Well, we have to stop. Take the calculators away. We are robbing our students of basic knowledge and basic number sense. This needs to happen TODAY.
Suggestion #6: Call Me Maybe
A working telephone number must be required of all parents and/or guardians. They must talk to each of their child’s teachers at least once per semester (and yes, email is fine, too.) If they don’t speak to their child’s teacher(s), they do not get a finalized report card. The burden of parental contact is almost solely on the teachers, and that is giving a free pass to the party that in many cases uses public education as free child care. Parental involvement has gotten abysmal, especially at high poverty Title 1 schools. We have to force the issue. This is not asking too much. It’s asking them to be their child’s parents.
Conclusion: Closing Time
I’ve been saying for a couple of years now that there is an expiration date on my time in the classroom. It’s coming. I’ll probably get pretty sour if I go past it. It has nothing to do with my love of teaching either. It has everything to do with the fact that we are not doing what’s in the best interest of most students, and I can’t be a part of that for much longer.

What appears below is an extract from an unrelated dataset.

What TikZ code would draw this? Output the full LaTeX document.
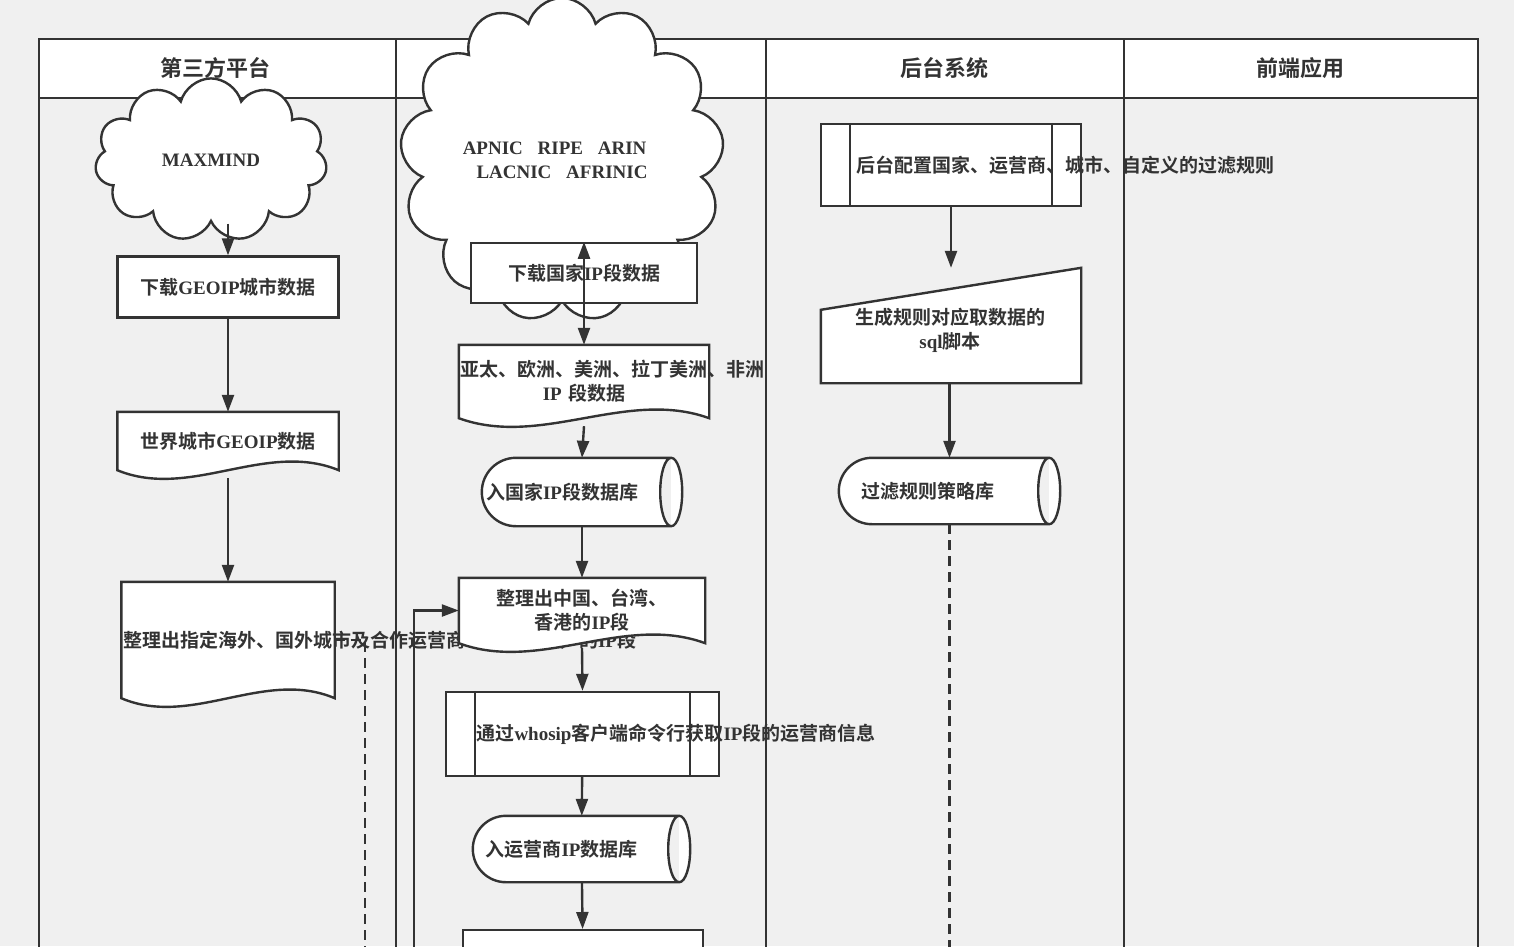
\documentclass[tikz,border=0pt]{standalone}
\usepackage{fontspec}
\setmainfont{Noto Sans CJK SC}[BoldFont={Noto Sans CJK SC Bold}]
\newfontfamily\lat{Liberation Serif}
\usetikzlibrary{positioning,shapes.symbols,arrows.meta,calc}
\definecolor{ink}{HTML}{333333}
\definecolor{bg}{HTML}{F0F0F0}
\newcommand\en[1]{{\lat\bfseries #1}}
\tikzset{
  stage/.style={inner sep=0pt, align=center, text=ink, font=\fontsize{19pt}{24pt}\selectfont\bfseries},
  box/.style={stage, draw=ink, line width=2.4pt, fill=white},
  ghost/.style={stage, draw=none},
  lane/.style={draw=ink, line width=1.2pt},
  link/.style={draw=ink, line width=2.4pt, -{Triangle[length=17pt,width=12pt]}},
  dashline/.style={draw=ink, line width=2.4pt, dash pattern=on 10pt off 6pt},
  lanehead/.style={text=ink, font=\fontsize{22pt}{26pt}\selectfont\bfseries}
}
% document shape around a ghost node
\newcommand\docpath[1]{\draw[draw=ink, line width=2.4pt, fill=white] (#1.north west) -- (#1.north east) -- (#1.south east)
  .. controls ($(#1.south east)!0.33!(#1.south west)+(0,30)$) and ($(#1.south east)!0.67!(#1.south west)+(0,-30)$) .. (#1.south west) -- cycle;}
% horizontal drum
\newcommand\drumpath[1]{\draw[draw=ink, line width=2.4pt, fill=white] let \p1=(#1.north), \p2=(#1.south), \n1={(\y1-\y2)/2} in
  ([xshift=\n1]#1.north west) -- ([xshift=-11pt]#1.north east)
  arc(90:-90:11pt and \n1) -- ([xshift=\n1]#1.south west) arc(270:90:\n1 and \n1) -- cycle
  ([xshift=-11pt]#1.north east) arc(90:270:11pt and \n1);}
\begin{document}
\begin{tikzpicture}[x=1pt,y=1pt]
\useasboundingbox[fill=bg] (0,0) rectangle (1514,-946);
% swimlanes
\fill[white] (39,-39) rectangle (1478,-98);
\draw[lane] (39,-980) -- (39,-39) -- (1478,-39) -- (1478,-980);
\draw[lane] (39,-98) -- (1478,-98);
\foreach \x in {396,766,1124} \draw[lane] (\x,-39) -- (\x,-980);
\node[lanehead] at (215,-68) {第三方平台};
\node[lanehead] at (580,-68) {第三方权威机构};
\node[lanehead] at (944,-68) {后台系统};
\node[lanehead] at (1300,-68) {前端应用};

% lane 1
\node[box, cloud, cloud puffs=11, minimum width=232pt, minimum height=72pt] (maxmind) at (211,-160) {\en{MAXMIND}};
\node[box, minimum width=221pt, minimum height=61pt] (dlcity) at (228,-287) {下载\en{GEOIP}城市数据};
\node[ghost, minimum width=221pt, minimum height=58pt] (world) at (228,-441) {};
\docpath{world}
\node[stage] at (world) {世界城市\en{GEOIP}数据};
\node[ghost, minimum width=213pt, minimum height=116pt] (sortout) at (228,-640) {};
\docpath{sortout}
\node[stage, text width=210pt] at (sortout) {整理出指定海外、国外城市及合作运营商（台湾远传）的\en{IP}段};

% lane 2
\node[box, cloud, cloud puffs=13, minimum width=280pt, minimum height=80pt] (rir) at (562,-160) {\en{APNIC、RIPE、ARIN、}\\\en{LACNIC、AFRINIC}};
\node[box, minimum width=226pt, minimum height=60pt] (dlnation) at (584,-273) {下载国家\en{IP}段数据};
\node[ghost, minimum width=250pt, minimum height=73pt] (areas) at (584,-381.5) {};
\docpath{areas}
\node[stage, text width=248pt] at (areas) {亚太、欧洲、美洲、拉丁美洲、非洲 \en{IP} 段数据};
\node[ghost, minimum width=200pt, minimum height=68pt] (natdb) at (582,-492) {};
\drumpath{natdb}
\node[stage, text width=160pt] at ([xshift=-20pt]natdb.center) {入国家\en{IP}段数据库};
\node[ghost, minimum width=246pt, minimum height=65pt] (cnseg) at (582,-610.5) {};
\docpath{cnseg}
\node[stage] at (cnseg) {整理出中国、台湾、\\香港的\en{IP}段};
\node[box, minimum width=273pt, minimum height=84pt] (whois) at (582.5,-734) {};
\draw[draw=ink, line width=2.4pt] ([xshift=30pt]whois.north west) -- ([xshift=30pt]whois.south west)
  ([xshift=-30pt]whois.north east) -- ([xshift=-30pt]whois.south east);
\node[stage, text width=212pt] at (whois) {通过\en{whosip}客户端命令行获取\en{IP}段的运营商信息};
\node[ghost, minimum width=217pt, minimum height=66pt] (ispdb) at (581.5,-849) {};
\drumpath{ispdb}
\node[stage] at ([xshift=-20pt]ispdb.center) {入运营商\en{IP}数据库};
\node[box, minimum width=240pt, minimum height=60pt, anchor=north] (next) at (583,-929) {};

% lane 3
\node[box, minimum width=260pt, minimum height=82pt] (config) at (951,-165) {};
\draw[draw=ink, line width=2.4pt] ([xshift=30pt]config.north west) -- ([xshift=30pt]config.south west)
  ([xshift=-30pt]config.north east) -- ([xshift=-30pt]config.south east);
\node[stage, text width=190pt] at (config) {后台配置国家、运营商、城市、自定义的过滤规则};
\node[ghost, minimum width=260pt, minimum height=115pt] (sqlgen) at (951,-325.5) {};
\draw[draw=ink, line width=2.4pt, fill=white] (sqlgen.south west) -- ([yshift=-42pt]sqlgen.north west) -- (sqlgen.north east) -- (sqlgen.south east) -- cycle;
\node[stage] at (950,-330) {生成规则对应取数据的\\\en{sql}脚本};
\node[ghost, minimum width=221pt, minimum height=66pt] (ruledb) at (949.5,-491) {};
\drumpath{ruledb}
\node[stage] at ([xshift=-22pt]ruledb.center) {过滤规则策略库};

% connectors
\draw[link] (dlcity.north |- maxmind.south) -- (dlcity.north);
\draw[link] (dlcity) -- (world);
\draw[link] ([yshift=-8pt]world.south) -- (sortout.north);
\draw[dashline] (sortout.east) -- ++(30,0) coordinate (d1) -- (d1 |- next.south);
\draw[link] (dlnation.north |- rir.south) -- (dlnation.north);
\draw[link] (dlnation) -- (areas);
\draw[link] ([yshift=-8pt]areas.south) -- (natdb.north);
\draw[link] (natdb) -- (cnseg);
\draw[link] ([yshift=-5pt]cnseg.south) -- (whois.north);
\draw[link] (whois) -- (ispdb);
\draw[link] (ispdb) -- (next);
\coordinate (loop) at (414,-960);
\draw[link] (loop) |- (cnseg.west);
\draw[link] (config) -- (sqlgen);
\draw[link] (sqlgen.south -| ruledb.north) -- (ruledb.north);
\draw[dashline] (ruledb.south) -- ++(0,-440);
\end{tikzpicture}
\end{document}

If they earn a failing grade, they must be given it. If they get educational crutches without even knowing they’re crutches, we must take them away and let their brains work and develop. If the state and county continues to bog us down with meaningless paperwork and programs and teaching methods and professional development that is never consistently implemented and ALWAYS changed every year and has a net negative impact on students, at what point do we say, “You know, this is NOT what’s right for children. We are done with this. This place is for educating children, not looking at fourteen different pieces of data to tell us less than we already knew about our own students.”
And if we don’t have the guts to recognize that cell phones DO NOT add anything positive whatsoever to student learning, we cannot expect them to pay attention to a damn word I say.
So much of it is common sense. So much of what we are doing wrong from the state level down to the school level is basic common sense. So why do we get so much of it wrong?